EXCERPTED DATA ::

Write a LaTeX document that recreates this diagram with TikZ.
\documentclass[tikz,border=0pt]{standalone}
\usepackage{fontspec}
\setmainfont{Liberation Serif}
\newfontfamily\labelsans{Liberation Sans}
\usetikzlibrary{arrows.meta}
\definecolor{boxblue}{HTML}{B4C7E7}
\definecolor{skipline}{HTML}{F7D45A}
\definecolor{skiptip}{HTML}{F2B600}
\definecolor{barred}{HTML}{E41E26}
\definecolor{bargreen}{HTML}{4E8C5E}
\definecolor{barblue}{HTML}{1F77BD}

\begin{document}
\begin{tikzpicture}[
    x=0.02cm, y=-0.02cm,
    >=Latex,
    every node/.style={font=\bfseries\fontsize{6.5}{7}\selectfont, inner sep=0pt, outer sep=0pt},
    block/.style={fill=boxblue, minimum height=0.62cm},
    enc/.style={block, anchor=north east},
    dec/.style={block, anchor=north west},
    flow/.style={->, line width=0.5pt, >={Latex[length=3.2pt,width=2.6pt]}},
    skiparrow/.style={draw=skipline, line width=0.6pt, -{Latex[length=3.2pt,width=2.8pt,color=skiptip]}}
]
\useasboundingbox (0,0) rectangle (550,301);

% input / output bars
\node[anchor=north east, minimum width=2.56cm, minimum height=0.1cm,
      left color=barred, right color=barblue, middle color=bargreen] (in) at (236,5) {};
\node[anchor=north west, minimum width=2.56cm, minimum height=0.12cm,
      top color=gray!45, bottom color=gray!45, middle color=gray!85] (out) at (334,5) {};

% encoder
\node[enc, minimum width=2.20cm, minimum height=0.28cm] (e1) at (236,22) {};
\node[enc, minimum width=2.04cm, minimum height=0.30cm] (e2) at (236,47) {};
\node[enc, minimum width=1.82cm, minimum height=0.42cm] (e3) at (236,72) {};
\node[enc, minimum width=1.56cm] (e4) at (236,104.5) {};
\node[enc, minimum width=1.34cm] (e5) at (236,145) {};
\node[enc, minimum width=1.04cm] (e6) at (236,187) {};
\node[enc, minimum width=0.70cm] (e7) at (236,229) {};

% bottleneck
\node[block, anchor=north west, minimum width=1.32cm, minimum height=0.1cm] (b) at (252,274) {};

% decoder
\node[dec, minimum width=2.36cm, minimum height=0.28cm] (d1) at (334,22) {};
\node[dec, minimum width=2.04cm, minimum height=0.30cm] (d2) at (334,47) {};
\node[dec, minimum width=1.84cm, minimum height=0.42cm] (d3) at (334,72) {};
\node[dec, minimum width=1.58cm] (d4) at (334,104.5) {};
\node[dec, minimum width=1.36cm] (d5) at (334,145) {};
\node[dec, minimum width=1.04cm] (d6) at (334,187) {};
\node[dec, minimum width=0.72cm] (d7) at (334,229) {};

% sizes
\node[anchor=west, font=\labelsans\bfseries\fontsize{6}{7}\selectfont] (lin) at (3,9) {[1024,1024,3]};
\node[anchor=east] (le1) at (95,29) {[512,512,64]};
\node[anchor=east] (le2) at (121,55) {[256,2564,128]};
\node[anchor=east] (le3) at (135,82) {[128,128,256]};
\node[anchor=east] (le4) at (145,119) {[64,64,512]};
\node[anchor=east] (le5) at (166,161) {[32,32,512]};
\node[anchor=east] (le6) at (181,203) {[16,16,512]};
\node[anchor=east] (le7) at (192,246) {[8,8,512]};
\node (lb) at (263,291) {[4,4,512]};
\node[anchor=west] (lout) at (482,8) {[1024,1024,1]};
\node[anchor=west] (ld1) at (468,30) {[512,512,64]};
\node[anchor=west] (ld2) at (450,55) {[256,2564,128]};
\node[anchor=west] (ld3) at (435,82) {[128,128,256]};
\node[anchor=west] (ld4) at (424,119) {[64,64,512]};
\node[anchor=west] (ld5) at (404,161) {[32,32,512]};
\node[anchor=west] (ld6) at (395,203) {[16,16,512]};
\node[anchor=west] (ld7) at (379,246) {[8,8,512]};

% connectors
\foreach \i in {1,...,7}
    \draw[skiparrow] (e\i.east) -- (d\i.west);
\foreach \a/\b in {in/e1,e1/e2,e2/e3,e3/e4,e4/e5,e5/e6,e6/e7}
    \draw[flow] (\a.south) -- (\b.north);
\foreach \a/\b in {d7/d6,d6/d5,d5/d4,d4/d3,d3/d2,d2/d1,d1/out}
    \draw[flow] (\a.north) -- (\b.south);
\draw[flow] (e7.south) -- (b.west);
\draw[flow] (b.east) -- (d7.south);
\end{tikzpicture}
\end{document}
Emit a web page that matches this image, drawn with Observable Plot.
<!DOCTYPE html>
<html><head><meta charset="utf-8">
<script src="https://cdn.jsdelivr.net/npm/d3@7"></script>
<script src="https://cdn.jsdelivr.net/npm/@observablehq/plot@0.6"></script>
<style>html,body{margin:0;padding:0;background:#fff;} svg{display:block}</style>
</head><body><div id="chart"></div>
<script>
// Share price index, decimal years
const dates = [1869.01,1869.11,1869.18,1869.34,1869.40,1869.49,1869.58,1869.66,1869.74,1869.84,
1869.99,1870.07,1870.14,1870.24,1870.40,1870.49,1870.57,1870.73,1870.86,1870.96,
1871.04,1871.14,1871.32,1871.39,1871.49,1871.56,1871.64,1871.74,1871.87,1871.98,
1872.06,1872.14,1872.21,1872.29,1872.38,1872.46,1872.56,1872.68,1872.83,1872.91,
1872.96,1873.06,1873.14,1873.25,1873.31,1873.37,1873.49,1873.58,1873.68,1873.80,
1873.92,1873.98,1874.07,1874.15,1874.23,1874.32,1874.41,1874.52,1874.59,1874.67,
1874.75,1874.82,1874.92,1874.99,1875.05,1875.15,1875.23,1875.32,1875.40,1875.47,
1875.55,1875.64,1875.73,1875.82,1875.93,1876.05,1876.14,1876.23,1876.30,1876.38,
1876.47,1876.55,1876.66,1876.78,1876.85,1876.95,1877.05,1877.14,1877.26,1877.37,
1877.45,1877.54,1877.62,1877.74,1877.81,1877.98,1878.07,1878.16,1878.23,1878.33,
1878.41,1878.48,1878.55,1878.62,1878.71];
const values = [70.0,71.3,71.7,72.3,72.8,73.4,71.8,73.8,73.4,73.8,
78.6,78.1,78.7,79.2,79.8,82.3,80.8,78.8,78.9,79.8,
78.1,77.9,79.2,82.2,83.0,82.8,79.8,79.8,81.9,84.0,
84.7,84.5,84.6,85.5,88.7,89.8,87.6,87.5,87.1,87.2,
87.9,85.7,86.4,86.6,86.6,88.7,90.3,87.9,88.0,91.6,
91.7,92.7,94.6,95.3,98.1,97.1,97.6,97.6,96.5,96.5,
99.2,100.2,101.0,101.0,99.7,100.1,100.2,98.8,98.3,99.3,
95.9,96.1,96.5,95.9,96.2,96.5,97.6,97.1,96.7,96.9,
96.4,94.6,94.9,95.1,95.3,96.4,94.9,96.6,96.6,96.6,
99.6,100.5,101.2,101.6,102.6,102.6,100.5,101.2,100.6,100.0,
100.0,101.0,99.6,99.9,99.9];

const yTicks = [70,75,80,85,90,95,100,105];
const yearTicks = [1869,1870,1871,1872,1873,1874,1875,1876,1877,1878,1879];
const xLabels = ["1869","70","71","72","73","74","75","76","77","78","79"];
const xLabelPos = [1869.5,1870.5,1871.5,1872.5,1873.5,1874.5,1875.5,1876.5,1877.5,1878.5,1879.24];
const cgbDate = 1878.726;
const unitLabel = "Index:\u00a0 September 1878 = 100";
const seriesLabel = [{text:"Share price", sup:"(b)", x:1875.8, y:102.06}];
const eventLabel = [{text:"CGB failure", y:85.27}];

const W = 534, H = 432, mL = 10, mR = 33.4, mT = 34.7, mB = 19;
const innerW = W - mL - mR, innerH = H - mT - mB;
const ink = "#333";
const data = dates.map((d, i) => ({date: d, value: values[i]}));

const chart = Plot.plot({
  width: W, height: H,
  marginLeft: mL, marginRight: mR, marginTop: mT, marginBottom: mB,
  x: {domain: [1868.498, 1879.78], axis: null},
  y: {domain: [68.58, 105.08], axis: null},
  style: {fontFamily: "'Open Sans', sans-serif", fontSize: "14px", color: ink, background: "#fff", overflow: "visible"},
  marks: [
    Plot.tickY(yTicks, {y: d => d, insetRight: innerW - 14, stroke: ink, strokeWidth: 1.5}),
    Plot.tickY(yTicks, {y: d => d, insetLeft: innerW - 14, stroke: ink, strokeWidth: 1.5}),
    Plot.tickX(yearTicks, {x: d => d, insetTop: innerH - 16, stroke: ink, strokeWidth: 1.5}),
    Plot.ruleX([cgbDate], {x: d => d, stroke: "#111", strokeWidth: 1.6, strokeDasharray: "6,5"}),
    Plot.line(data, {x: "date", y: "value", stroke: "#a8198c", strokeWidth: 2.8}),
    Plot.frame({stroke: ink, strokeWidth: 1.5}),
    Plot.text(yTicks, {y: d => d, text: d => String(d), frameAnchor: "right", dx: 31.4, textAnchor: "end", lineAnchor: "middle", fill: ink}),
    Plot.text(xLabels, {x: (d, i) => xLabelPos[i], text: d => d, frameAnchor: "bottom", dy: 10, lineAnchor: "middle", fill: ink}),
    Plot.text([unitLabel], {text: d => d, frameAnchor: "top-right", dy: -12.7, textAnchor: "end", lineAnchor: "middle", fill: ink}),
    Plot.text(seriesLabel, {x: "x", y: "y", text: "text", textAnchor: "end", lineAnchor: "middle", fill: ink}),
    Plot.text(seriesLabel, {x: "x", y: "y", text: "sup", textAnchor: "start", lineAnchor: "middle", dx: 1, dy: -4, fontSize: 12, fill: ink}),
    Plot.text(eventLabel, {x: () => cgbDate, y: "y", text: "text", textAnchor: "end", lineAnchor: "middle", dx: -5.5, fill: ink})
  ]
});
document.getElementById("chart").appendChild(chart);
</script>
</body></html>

TASK DIRECTIONS ::
Using the records above, say how many lines include the string "this". Only the number is wanted.

FULL OUTPUT ::
2